◆ **STATED PROBLEM**
Pick out every line in the data below that holds "standalone".

◆ **RECORDED DATA**
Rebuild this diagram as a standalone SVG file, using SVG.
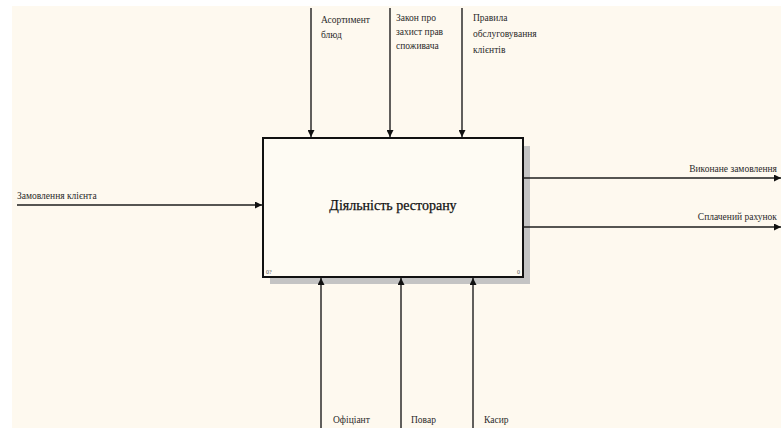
<svg xmlns="http://www.w3.org/2000/svg" width="781" height="428" viewBox="0 0 781 428">
  <style>
    .lbl { font-family: 'Liberation Serif', 'DejaVu Serif', serif; font-size: 9.5px; fill: #2a2a2a; }
    .title { font-family: 'Liberation Serif', 'DejaVu Serif', serif; font-size: 14px; fill: #111; stroke: #111; stroke-width: 0.25; }
    .tiny { font-family: 'Liberation Serif', 'DejaVu Serif', serif; font-size: 6px; fill: #555; }
    .arc { stroke: #1e1e1e; stroke-width: 1.4; fill: none; }
  </style>
  <defs>
    <marker id="arrow" viewBox="0 0 10 10" refX="10" refY="5" markerWidth="5" markerHeight="5" orient="auto">
      <path d="M0,0 L10,5 L0,10 z" fill="#111"/>
    </marker>
  </defs>

  <!-- page background -->
  <rect x="0" y="0" width="781" height="428" fill="#ffffff"/>
  <rect x="12" y="6" width="769" height="422" fill="#fef9ef"/>

  <!-- activity box -->
  <g id="activity">
    <rect x="270" y="146" width="260" height="138" fill="#c4c4c4"/>
    <rect x="263" y="138" width="260" height="139" fill="#fefbf3" stroke="#111" stroke-width="2"/>
    <text class="title" x="393" y="210" text-anchor="middle">Діяльність ресторану</text>
    <text class="tiny" x="266" y="274">0?</text>
    <text class="tiny" x="517" y="274">0</text>
  </g>

  <!-- connectors -->
  <g id="connectors">
    <!-- controls -->
    <line class="arc" x1="311" y1="8" x2="311" y2="137" marker-end="url(#arrow)"/>
    <line class="arc" x1="390" y1="8" x2="390" y2="137" marker-end="url(#arrow)"/>
    <line class="arc" x1="462" y1="8" x2="462" y2="137" marker-end="url(#arrow)"/>
    <!-- input -->
    <line class="arc" x1="17" y1="205" x2="262" y2="205" marker-end="url(#arrow)"/>
    <!-- outputs -->
    <line class="arc" x1="524" y1="178" x2="781" y2="178" marker-end="url(#arrow)"/>
    <line class="arc" x1="524" y1="227" x2="781" y2="227" marker-end="url(#arrow)"/>
    <!-- mechanisms -->
    <line class="arc" x1="321" y1="428" x2="321" y2="278" marker-end="url(#arrow)"/>
    <line class="arc" x1="401" y1="428" x2="401" y2="278" marker-end="url(#arrow)"/>
    <line class="arc" x1="473" y1="428" x2="473" y2="278" marker-end="url(#arrow)"/>
  </g>

  <!-- arrow labels -->
  <g id="labels">
    <g id="ctl-menu">
      <text class="lbl" x="321" y="23">Асортимент</text>
      <text class="lbl" x="321" y="38">блюд</text>
    </g>
    <g id="ctl-law">
      <text class="lbl" x="396" y="21">Закон про</text>
      <text class="lbl" x="396" y="35">захист прав</text>
      <text class="lbl" x="396" y="49">споживача</text>
    </g>
    <g id="ctl-rules">
      <text class="lbl" x="473" y="21">Правила</text>
      <text class="lbl" x="473" y="37">обслуговування</text>
      <text class="lbl" x="473" y="53">клієнтів</text>
    </g>
    <g id="in-order">
      <text class="lbl" x="17" y="199">Замовлення клієнта</text>
    </g>
    <g id="out-done">
      <text class="lbl" x="777" y="172" text-anchor="end">Виконане замовлення</text>
    </g>
    <g id="out-paid">
      <text class="lbl" x="777" y="220" text-anchor="end">Сплачений рахунок</text>
    </g>
    <g id="mech-waiter">
      <text class="lbl" x="333" y="423">Офіціант</text>
    </g>
    <g id="mech-cook">
      <text class="lbl" x="411" y="423">Повар</text>
    </g>
    <g id="mech-cashier">
      <text class="lbl" x="484" y="423">Касир</text>
    </g>
  </g>
</svg>
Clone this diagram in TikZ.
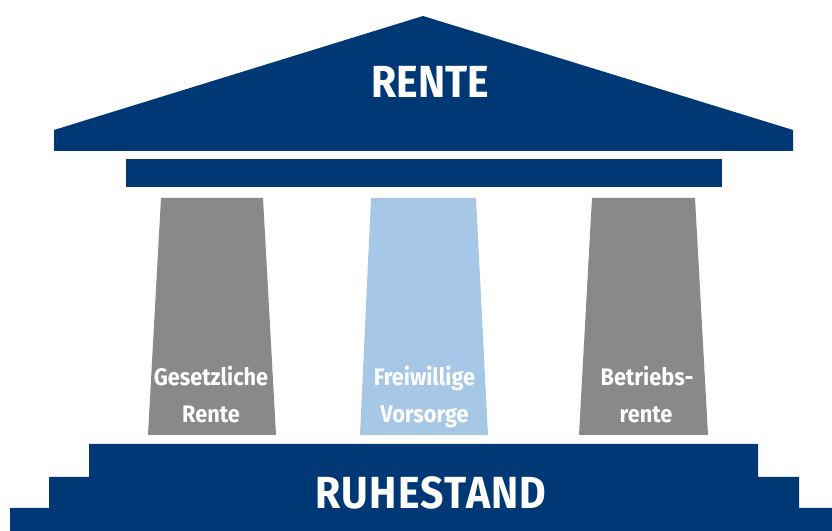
\documentclass[tikz,border=0pt]{standalone}
\usepackage{fontspec}
\setsansfont{Fira Sans}[FakeStretch=0.91]
\usepackage{tikz}

\definecolor{renteblue}{RGB}{0,56,118}
\definecolor{pillargray}{RGB}{137,137,139}
\definecolor{pillarlight}{RGB}{166,199,230}

\begin{document}
\begin{tikzpicture}[
  blueshape/.style={fill=renteblue, draw=none},
  pillar/.style={fill=pillargray, draw=none},
  bigtext/.style={text=white, anchor=base, inner sep=0pt, font=\sffamily\bfseries\fontsize{38.4}{40}\selectfont},
  pillartext/.style={text=white, anchor=base, inner sep=0pt, font=\sffamily\bfseries\fontsize{20.4}{24}\selectfont}
]
\useasboundingbox (0,0) rectangle (24.96,15.93);
\filldraw[blueshape] (1.62,11.4) -- (1.62,12.03) -- (12.69,15.45) -- (23.79,12.03) -- (23.79,11.4) -- cycle;
\filldraw[blueshape] (3.78,10.32) rectangle (21.66,11.16);
\filldraw[pillar] (4.44,2.88) -- (4.83,9.99) -- (7.89,9.99) -- (8.28,2.88) -- cycle;
\filldraw[pillar, fill=pillarlight] (10.8,2.88) -- (11.13,9.99) -- (14.28,9.99) -- (14.64,2.88) -- cycle;
\filldraw[pillar] (17.37,2.88) -- (17.76,9.99) -- (20.85,9.99) -- (21.24,2.88) -- cycle;
\filldraw[blueshape] (0.3,0) -- (0.3,0.69) -- (1.47,0.69) -- (1.47,1.62) -- (2.67,1.62) -- (2.67,2.61) -- (22.74,2.61) -- (22.74,1.62) -- (23.97,1.62) -- (23.97,0.69) -- (24.96,0.69) -- (24.96,0) -- cycle;
\node[bigtext] (rente) at (12.9,12.99) {RENTE};
\node[bigtext] (ruhestand) at (12.93,0.66) {\addfontfeature{LetterSpace=3}RUHESTAND};
\node[pillartext] (gesetz1) at (6.33,4.35) {Gesetzliche};
\node[pillartext] (gesetz2) at (6.33,3.24) {Rente};
\node[pillartext] (frei1) at (12.735,4.35) {Freiwillige};
\node[pillartext] (frei2) at (12.735,3.24) {Vorsorge};
\node[pillartext] (betrieb1) at (19.41,4.35) {Betriebs-};
\node[pillartext] (betrieb2) at (19.38,3.24) {rente};
\end{tikzpicture}
\end{document}
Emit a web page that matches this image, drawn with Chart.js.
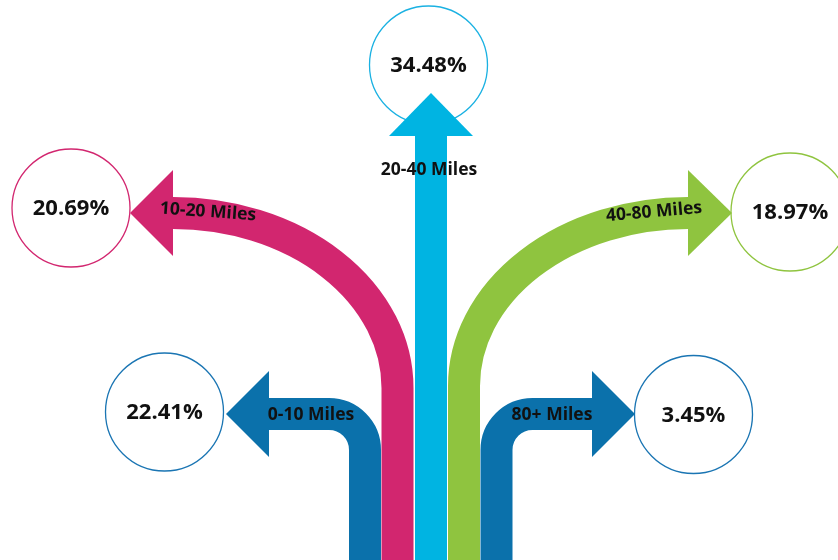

◆ **TASK OUTPUT**
Rebuild this diagram as a standalone SVG file, using SVG.
\documentclass[tikz,border=0pt]{standalone}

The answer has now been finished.